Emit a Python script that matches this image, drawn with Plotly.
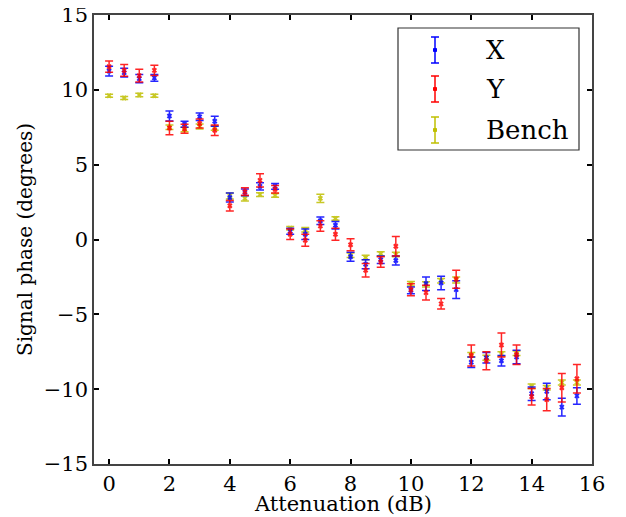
import plotly.graph_objects as go

attenuation = [0, 0.5, 1, 1.5, 2, 2.5, 3, 3.5, 4, 4.5, 5, 5.5, 6, 6.5, 7, 7.5,
               8, 8.5, 9, 9.5, 10, 10.5, 11, 11.5, 12, 12.5, 13, 13.5, 14, 14.5, 15, 15.5]

x_phase = [11.25, 11.15, 10.75, 10.8, 8.25, 7.7, 8.2, 7.9, 2.8, 3.15, 3.55, 3.55, 0.55, 0.35, 1.25, 0.95,
           -1.15, -1.65, -1.35, -1.4, -3.4, -2.95, -2.9, -3.35, -8.2, -7.9, -8.1, -7.85, -10.3, -10.15, -11.2, -10.45]
x_err = [0.32, 0.3, 0.28, 0.22, 0.33, 0.2, 0.25, 0.33, 0.3, 0.22, 0.25, 0.2, 0.2, 0.35, 0.25, 0.25,
         0.3, 0.3, 0.25, 0.3, 0.22, 0.45, 0.45, 0.6, 0.35, 0.35, 0.35, 0.45, 0.45, 0.55, 0.6, 0.55]

y_phase = [11.55, 11.3, 10.95, 11.3, 7.45, 7.4, 7.75, 7.3, 2.25, 3.2, 3.95, 3.35, 0.35, -0.05, 0.9, 0.35,
           -0.35, -2.05, -1.5, -0.45, -3.35, -3.55, -4.3, -2.65, -7.75, -8.1, -7.05, -7.7, -10.5, -10.7, -9.9, -9.3]
y_err = [0.38, 0.4, 0.43, 0.35, 0.45, 0.3, 0.3, 0.35, 0.35, 0.25, 0.45, 0.25, 0.35, 0.4, 0.35, 0.4,
         0.4, 0.45, 0.35, 0.65, 0.4, 0.5, 0.35, 0.6, 0.7, 0.6, 0.8, 0.65, 0.55, 0.75, 0.95, 0.95]

bench_phase = [9.6, 9.45, 9.65, 9.6, 7.5, 7.35, 7.55, 7.45, 2.9, 2.75, 3.0, 2.95, 0.75, 0.65, 2.75, 1.4,
               -1.05, -1.2, -0.95, -1.0, -2.95, -3.0, -2.75, -2.7, -7.7, -7.9, -7.65, -7.6, -9.8, -9.9, -9.55, -9.55]
bench_err = [0.1, 0.1, 0.12, 0.1, 0.15, 0.15, 0.17, 0.15, 0.2, 0.18, 0.12, 0.12, 0.12, 0.15, 0.27, 0.12,
             0.15, 0.15, 0.13, 0.15, 0.15, 0.17, 0.15, 0.2, 0.15, 0.17, 0.15, 0.15, 0.15, 0.15, 0.17, 0.17]

series_names = ["X", "Y", "Bench"]
series_colors = ["#0000ff", "#ff0000", "#bfbf00"]

FONT = "DejaVu Serif, serif"

fig = go.Figure()
for name, vals, errs, col in [(series_names[2], bench_phase, bench_err, series_colors[2]),
                              (series_names[0], x_phase, x_err, series_colors[0]),
                              (series_names[1], y_phase, y_err, series_colors[1])]:
    fig.add_trace(go.Scatter(
        x=attenuation, y=vals, mode="markers", name=name, showlegend=False,
        marker=dict(symbol="x-thin", size=4, color=col, line=dict(color=col, width=2)),
        error_y=dict(type="data", array=errs, visible=True, color=col, thickness=1.5, width=4),
        opacity=0.85,
    ))

# page offset of the plot div (body margin of 8px)
OFF = 8
W, H = 626 - OFF, 517 - OFF
# plot area in window pixels
L, R, T, B = 94, 592, 15, 464

def px(xp):
    return (xp - L) / (R - L)
def py(yp):
    return 1 - (yp - T) / (B - T)

fig.add_shape(type="rect", xref="paper", yref="paper", x0=px(398), x1=px(579), y0=py(150), y1=py(28),
              line=dict(color="#333333", width=1.2), fillcolor="white", layer="above")
rows = [50, 89, 130]
for name, col, yr in zip(series_names, series_colors, rows):
    gx = px(435)
    fig.add_shape(type="line", xref="paper", yref="paper", x0=gx, x1=gx, y0=py(yr + 13), y1=py(yr - 13),
                  line=dict(color=col, width=1.5), layer="above")
    for cy in (yr - 13, yr + 13):
        fig.add_shape(type="line", xref="paper", yref="paper", x0=px(431), x1=px(439), y0=py(cy), y1=py(cy),
                      line=dict(color=col, width=1.5), layer="above")
    fig.add_shape(type="rect", xref="paper", yref="paper", x0=px(433.5), x1=px(436.5), y0=py(yr + 1.5), y1=py(yr - 1.5),
                  line=dict(color=col, width=1), fillcolor=col, layer="above")
    fig.add_annotation(text=name, xref="paper", yref="paper", x=px(484), y=py(yr), xanchor="left", yanchor="middle",
                       showarrow=False, font=dict(family=FONT, size=26, color="black"))

# x-axis title
fig.add_annotation(text="Attenuation (dB)", xref="paper", yref="paper", x=0.5, y=py(504),
                   xanchor="center", yanchor="middle", showarrow=False,
                   font=dict(family=FONT, size=21, color="black"))

axis_common = dict(showgrid=False, zeroline=False, showline=True, linecolor="#444444", linewidth=1.5,
                   mirror="ticks", ticks="inside", ticklen=5, tickwidth=1.5, tickcolor="black",
                   ticklabeloverflow="allow",
                   tickfont=dict(family=FONT, size=21, color="black"))

fig.update_xaxes(range=[-0.5, 16], tick0=0, dtick=2, ticklabelstandoff=0, **axis_common)
fig.update_yaxes(range=[-15, 15], tick0=0, dtick=5,
                 title=dict(text="Signal phase (degrees)", font=dict(family=FONT, size=20, color="black"), standoff=6),
                 **axis_common)

fig.update_layout(width=W, height=H, plot_bgcolor="white", paper_bgcolor="white",
                  margin=dict(l=L - OFF, r=626 - R, t=T - OFF, b=517 - B, autoexpand=False),
                  font=dict(family=FONT))

fig.write_html("out.html")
※
Repeat the data exactly, excluding the pictures.

Emit a Python script that matches this image, drawn with Plotly.
import plotly.graph_objects as go

attenuation = [0, 0.5, 1, 1.5, 2, 2.5, 3, 3.5, 4, 4.5, 5, 5.5, 6, 6.5, 7, 7.5,
               8, 8.5, 9, 9.5, 10, 10.5, 11, 11.5, 12, 12.5, 13, 13.5, 14, 14.5, 15, 15.5]

x_phase = [11.25, 11.15, 10.75, 10.8, 8.25, 7.7, 8.2, 7.9, 2.8, 3.15, 3.55, 3.55, 0.55, 0.35, 1.25, 0.95,
           -1.15, -1.65, -1.35, -1.4, -3.4, -2.95, -2.9, -3.35, -8.2, -7.9, -8.1, -7.85, -10.3, -10.15, -11.2, -10.45]
x_err = [0.32, 0.3, 0.28, 0.22, 0.33, 0.2, 0.25, 0.33, 0.3, 0.22, 0.25, 0.2, 0.2, 0.35, 0.25, 0.25,
         0.3, 0.3, 0.25, 0.3, 0.22, 0.45, 0.45, 0.6, 0.35, 0.35, 0.35, 0.45, 0.45, 0.55, 0.6, 0.55]

y_phase = [11.55, 11.3, 10.95, 11.3, 7.45, 7.4, 7.75, 7.3, 2.25, 3.2, 3.95, 3.35, 0.35, -0.05, 0.9, 0.35,
           -0.35, -2.05, -1.5, -0.45, -3.35, -3.55, -4.3, -2.65, -7.75, -8.1, -7.05, -7.7, -10.5, -10.7, -9.9, -9.3]
y_err = [0.38, 0.4, 0.43, 0.35, 0.45, 0.3, 0.3, 0.35, 0.35, 0.25, 0.45, 0.25, 0.35, 0.4, 0.35, 0.4,
         0.4, 0.45, 0.35, 0.65, 0.4, 0.5, 0.35, 0.6, 0.7, 0.6, 0.8, 0.65, 0.55, 0.75, 0.95, 0.95]

bench_phase = [9.6, 9.45, 9.65, 9.6, 7.5, 7.35, 7.55, 7.45, 2.9, 2.75, 3.0, 2.95, 0.75, 0.65, 2.75, 1.4,
               -1.05, -1.2, -0.95, -1.0, -2.95, -3.0, -2.75, -2.7, -7.7, -7.9, -7.65, -7.6, -9.8, -9.9, -9.55, -9.55]
bench_err = [0.1, 0.1, 0.12, 0.1, 0.15, 0.15, 0.17, 0.15, 0.2, 0.18, 0.12, 0.12, 0.12, 0.15, 0.27, 0.12,
             0.15, 0.15, 0.13, 0.15, 0.15, 0.17, 0.15, 0.2, 0.15, 0.17, 0.15, 0.15, 0.15, 0.15, 0.17, 0.17]

series_names = ["X", "Y", "Bench"]
series_colors = ["#0000ff", "#ff0000", "#bfbf00"]

FONT = "DejaVu Serif, serif"

fig = go.Figure()
for name, vals, errs, col in [(series_names[2], bench_phase, bench_err, series_colors[2]),
                              (series_names[0], x_phase, x_err, series_colors[0]),
                              (series_names[1], y_phase, y_err, series_colors[1])]:
    fig.add_trace(go.Scatter(
        x=attenuation, y=vals, mode="markers", name=name, showlegend=False,
        marker=dict(symbol="x-thin", size=4, color=col, line=dict(color=col, width=2)),
        error_y=dict(type="data", array=errs, visible=True, color=col, thickness=1.5, width=4),
        opacity=0.85,
    ))

# page offset of the plot div (body margin of 8px)
OFF = 8
W, H = 626 - OFF, 517 - OFF
# plot area in window pixels
L, R, T, B = 94, 592, 15, 464

def px(xp):
    return (xp - L) / (R - L)
def py(yp):
    return 1 - (yp - T) / (B - T)

fig.add_shape(type="rect", xref="paper", yref="paper", x0=px(398), x1=px(579), y0=py(150), y1=py(28),
              line=dict(color="#333333", width=1.2), fillcolor="white", layer="above")
rows = [50, 89, 130]
for name, col, yr in zip(series_names, series_colors, rows):
    gx = px(435)
    fig.add_shape(type="line", xref="paper", yref="paper", x0=gx, x1=gx, y0=py(yr + 13), y1=py(yr - 13),
                  line=dict(color=col, width=1.5), layer="above")
    for cy in (yr - 13, yr + 13):
        fig.add_shape(type="line", xref="paper", yref="paper", x0=px(431), x1=px(439), y0=py(cy), y1=py(cy),
                      line=dict(color=col, width=1.5), layer="above")
    fig.add_shape(type="rect", xref="paper", yref="paper", x0=px(433.5), x1=px(436.5), y0=py(yr + 1.5), y1=py(yr - 1.5),
                  line=dict(color=col, width=1), fillcolor=col, layer="above")
    fig.add_annotation(text=name, xref="paper", yref="paper", x=px(484), y=py(yr), xanchor="left", yanchor="middle",
                       showarrow=False, font=dict(family=FONT, size=26, color="black"))

# x-axis title
fig.add_annotation(text="Attenuation (dB)", xref="paper", yref="paper", x=0.5, y=py(504),
                   xanchor="center", yanchor="middle", showarrow=False,
                   font=dict(family=FONT, size=21, color="black"))

axis_common = dict(showgrid=False, zeroline=False, showline=True, linecolor="#444444", linewidth=1.5,
                   mirror="ticks", ticks="inside", ticklen=5, tickwidth=1.5, tickcolor="black",
                   ticklabeloverflow="allow",
                   tickfont=dict(family=FONT, size=21, color="black"))

fig.update_xaxes(range=[-0.5, 16], tick0=0, dtick=2, ticklabelstandoff=0, **axis_common)
fig.update_yaxes(range=[-15, 15], tick0=0, dtick=5,
                 title=dict(text="Signal phase (degrees)", font=dict(family=FONT, size=20, color="black"), standoff=6),
                 **axis_common)

fig.update_layout(width=W, height=H, plot_bgcolor="white", paper_bgcolor="white",
                  margin=dict(l=L - OFF, r=626 - R, t=T - OFF, b=517 - B, autoexpand=False),
                  font=dict(family=FONT))

fig.write_html("out.html")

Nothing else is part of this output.